Migrant farm workers were recruited in Texas by America's Tempcorps to work in Case Farm's Ohio-based chicken processing plant. They were given a bus ticket and $20 for three days of food. Upon arriving they found themselves living in conditions called "distressing and deplorable" by the court. The employees were packed in to unfurnished rooms infested with cockroaches and rats. The workers slept on the floor and were transported in an overcrowded van.
The working conditions were largely not refuted.
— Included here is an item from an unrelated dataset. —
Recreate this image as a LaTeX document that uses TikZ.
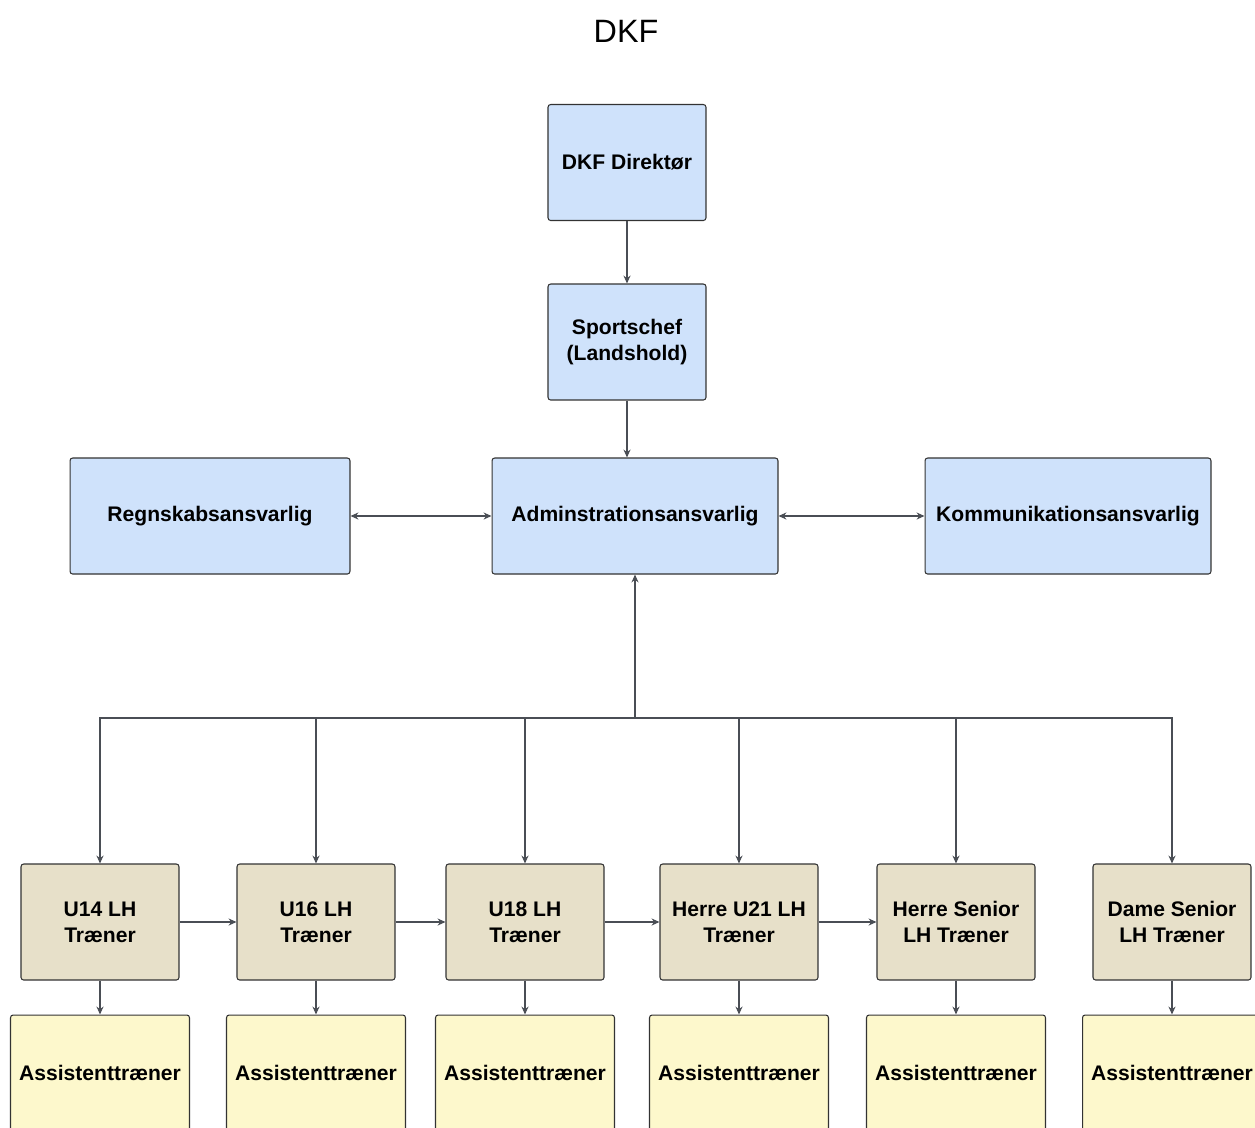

At issue was 1) whether or not American's Tempcorps (ATC) was an agent of Case Farms, and 2) if agency existed, whether that agency make Case Farms liable for ATC's actions.
The plaintiffs alleged:
Castillo argued that agency relationship existed between ATC and Case Farms, and the scope of that relationship included both the express authority to recruit and hire people to work at Case Farms’ plant, and the implied authority to do all things proper, usual and necessary to exercise that authority.
Case Farms argued, to the extent that an agency relationship existed, the scope of that agency was limited solely to informing recruits about the availability of work at Case Farms’ processing plant. They also contended that the workers recruited by ATC were not full-fledged Case Farms workers (despite the fact that the work, pay rates, and supervision of these workers were essentially identical to Case Farms employees.)
1) A principal may be liable for the acts of a purported agent based on an actual agency relationship created by the principal's express or implied delegation of authority to the agent.
2) A principal is liable only if those actions are taken in the scope of the agent's employment. Express actual authority exists “where the principal has made it clear to the agent that he wants the act under scrutiny to be done.”
3) Giving an agent express authority to undertake a certain act also includes the implied authority to do all things proper, usual, and necessary to exercise that express authority.
The evidence at trial supported the contention that Case Farms expressly authorized ATC to recruit and hire people to work at Case Farms’ Ohio plant, and that such an express agency existed with the scope of recruiting and hiring migrant workers. The evidence also supported the contention that the housing and transportation activities were well within the agents implied authority—based on Case Farms’ unique recruiting challenges, the great distances the migrant workers sought were required to travel, and Case Farms outsourcing of this difficult recruiting task to ATC.
America's Tempcorps was an agent of Case Farms, ATC's actions were attributable to Case Farms for the purpose of assessing compliance with the AWPA, and Case Farms was liable for ATC's actions.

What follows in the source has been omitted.